>> Start INFORMATION GIVEN

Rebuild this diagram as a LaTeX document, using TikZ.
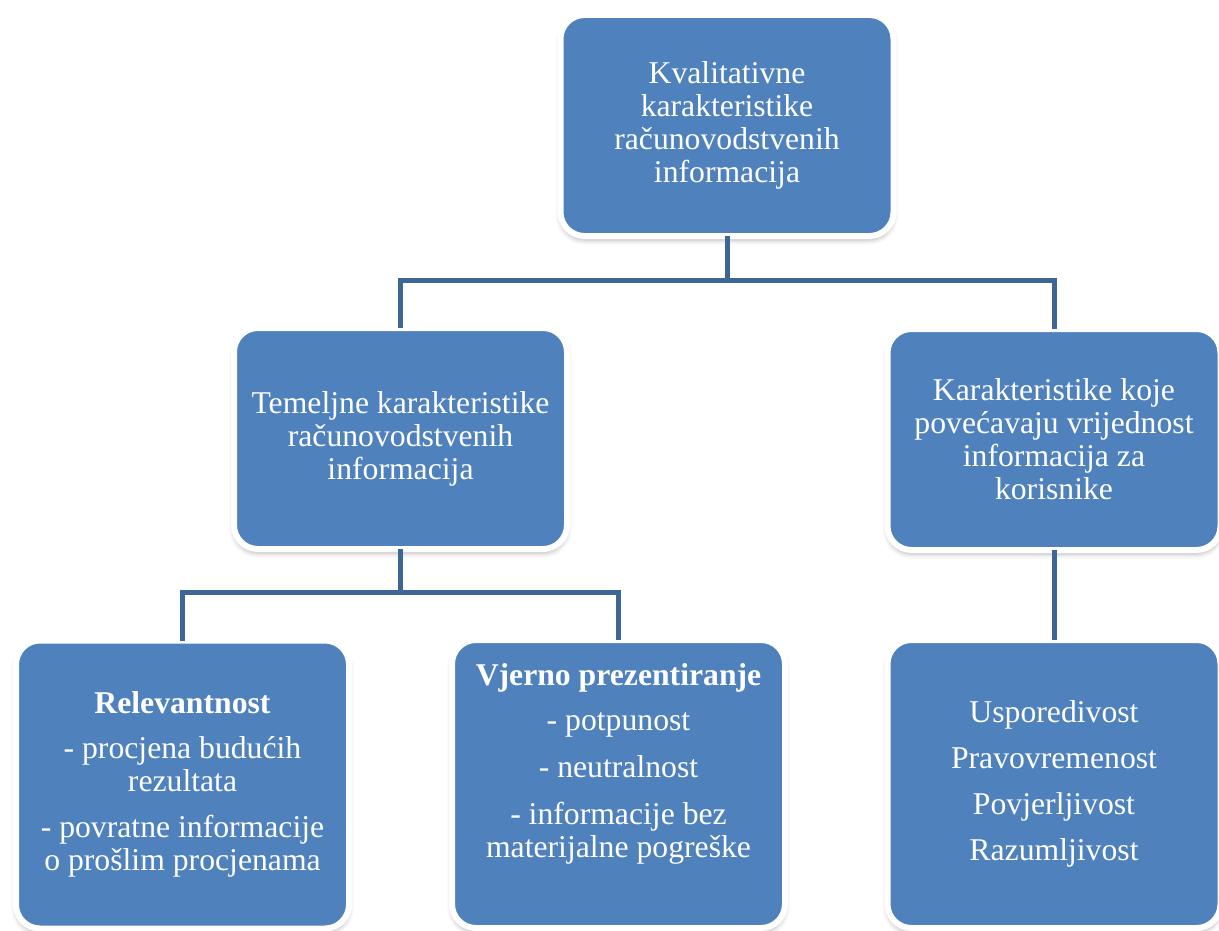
\documentclass[tikz,border=0pt]{standalone}
\usepackage{fontspec}
\setmainfont{Liberation Serif}
\usetikzlibrary{shadows.blur}
\definecolor{boxblue}{HTML}{4F81BD}
\definecolor{lineblue}{HTML}{3D6697}
\tikzset{%
    blk/.style={rectangle, rounded corners=24pt, fill=boxblue, draw=white, line width=6pt, outer sep=0pt,
        minimum width=333pt, minimum height=221pt, text=white, align=center,
        font=\fontsize{31.7}{33}\selectfont,
        blur shadow={shadow xshift=0pt, shadow yshift=-4pt, shadow blur radius=5pt, shadow opacity=30}},
    blkl/.style={blk, minimum height=288pt},
    con/.style={line width=5pt, draw=lineblue},
}
\begin{document}
\begin{tikzpicture}[x=1pt, y=-1pt, inner sep=0.7pt]
    \useasboundingbox (0,0) rectangle (1219,931);
    \node[blk] (kval) at (727,125.5) {Kvalitativne\\ karakteristike\\ računovodstvenih\\ informacija};
    \node[blk] (temelj) at (400.5,438.5) {Temeljne karakteristike\\ računovodstvenih\\ informacija};
    \node[blk] (vrij) at (1054,439.5) {Karakteristike koje\\ povećavaju vrijednost\\ informacija za\\ korisnike};
    \node[blkl] (relev) at (182.5,784.5) {\textbf{Relevantnost}\\[12pt] - procjena budućih\\ rezultata\\[13pt] - povratne informacije\\ o prošlim procjenama};
    \node[blkl] (vjer) at (618.5,784) {\textbf{Vjerno prezentiranje}\\[12pt] - potpunost\\[14pt] - neutralnost\\[14pt] - informacije bez\\ materijalne pogreške\\[15pt]\mbox{}};
    \node[blkl] (uspor) at (1054,784) {Usporedivost\\[13pt] Pravovremenost\\[13pt] Povjerljivost\\[13pt] Razumljivost};
    \draw [con] (kval.south) -- ++(0,44.5) -| (temelj.north);
    \draw [con] (kval.south) -- ++(0,44.5) -| (vrij.north);
    \draw [con] (temelj.south) -- ++(0,43) -| (relev.north);
    \draw [con] (temelj.south) -- ++(0,43) -| (vjer.north);
    \draw [con] (vrij.south) -- (uspor.north);
\end{tikzpicture}
\end{document}
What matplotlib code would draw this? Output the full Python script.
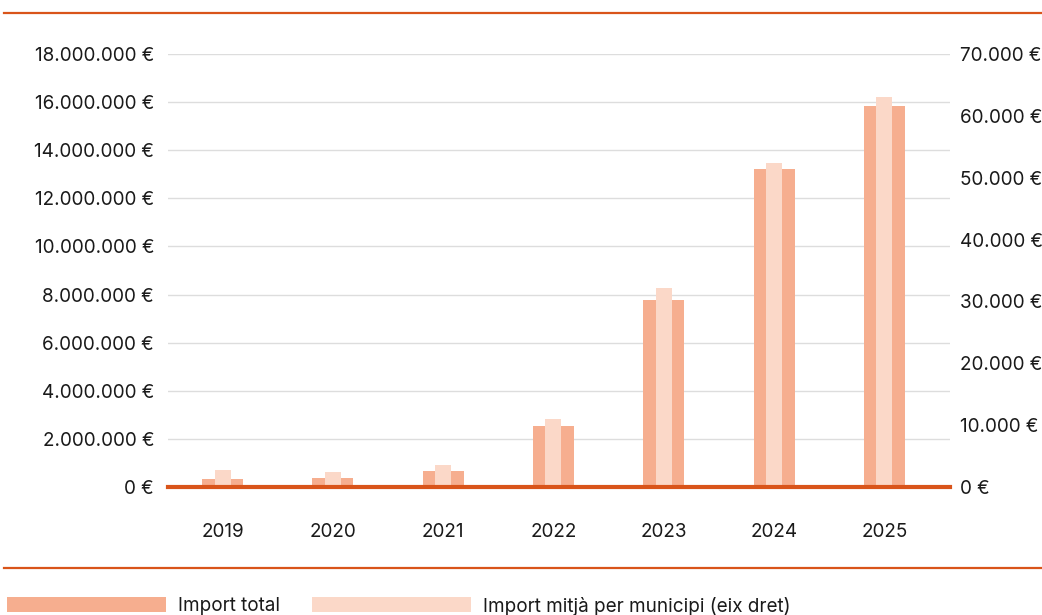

>> End INFORMATION GIVEN

## CHALLENGE
Write the records out once more, exactly as they appear, with no pictures.

## WRITTEN ANSWER
Rebuild this diagram as a LaTeX document, using TikZ.
\documentclass[tikz,border=0pt]{standalone}
\usepackage{fontspec}
\setmainfont{Liberation Serif}
\usetikzlibrary{shadows.blur}
\definecolor{boxblue}{HTML}{4F81BD}
\definecolor{lineblue}{HTML}{3D6697}
\tikzset{%
    blk/.style={rectangle, rounded corners=24pt, fill=boxblue, draw=white, line width=6pt, outer sep=0pt,
        minimum width=333pt, minimum height=221pt, text=white, align=center,
        font=\fontsize{31.7}{33}\selectfont,
        blur shadow={shadow xshift=0pt, shadow yshift=-4pt, shadow blur radius=5pt, shadow opacity=30}},
    blkl/.style={blk, minimum height=288pt},
    con/.style={line width=5pt, draw=lineblue},
}
\begin{document}
\begin{tikzpicture}[x=1pt, y=-1pt, inner sep=0.7pt]
    \useasboundingbox (0,0) rectangle (1219,931);
    \node[blk] (kval) at (727,125.5) {Kvalitativne\\ karakteristike\\ računovodstvenih\\ informacija};
    \node[blk] (temelj) at (400.5,438.5) {Temeljne karakteristike\\ računovodstvenih\\ informacija};
    \node[blk] (vrij) at (1054,439.5) {Karakteristike koje\\ povećavaju vrijednost\\ informacija za\\ korisnike};
    \node[blkl] (relev) at (182.5,784.5) {\textbf{Relevantnost}\\[12pt] - procjena budućih\\ rezultata\\[13pt] - povratne informacije\\ o prošlim procjenama};
    \node[blkl] (vjer) at (618.5,784) {\textbf{Vjerno prezentiranje}\\[12pt] - potpunost\\[14pt] - neutralnost\\[14pt] - informacije bez\\ materijalne pogreške\\[15pt]\mbox{}};
    \node[blkl] (uspor) at (1054,784) {Usporedivost\\[13pt] Pravovremenost\\[13pt] Povjerljivost\\[13pt] Razumljivost};
    \draw [con] (kval.south) -- ++(0,44.5) -| (temelj.north);
    \draw [con] (kval.south) -- ++(0,44.5) -| (vrij.north);
    \draw [con] (temelj.south) -- ++(0,43) -| (relev.north);
    \draw [con] (temelj.south) -- ++(0,43) -| (vjer.north);
    \draw [con] (vrij.south) -- (uspor.north);
\end{tikzpicture}
\end{document}
What matplotlib code would draw this? Output the full Python script.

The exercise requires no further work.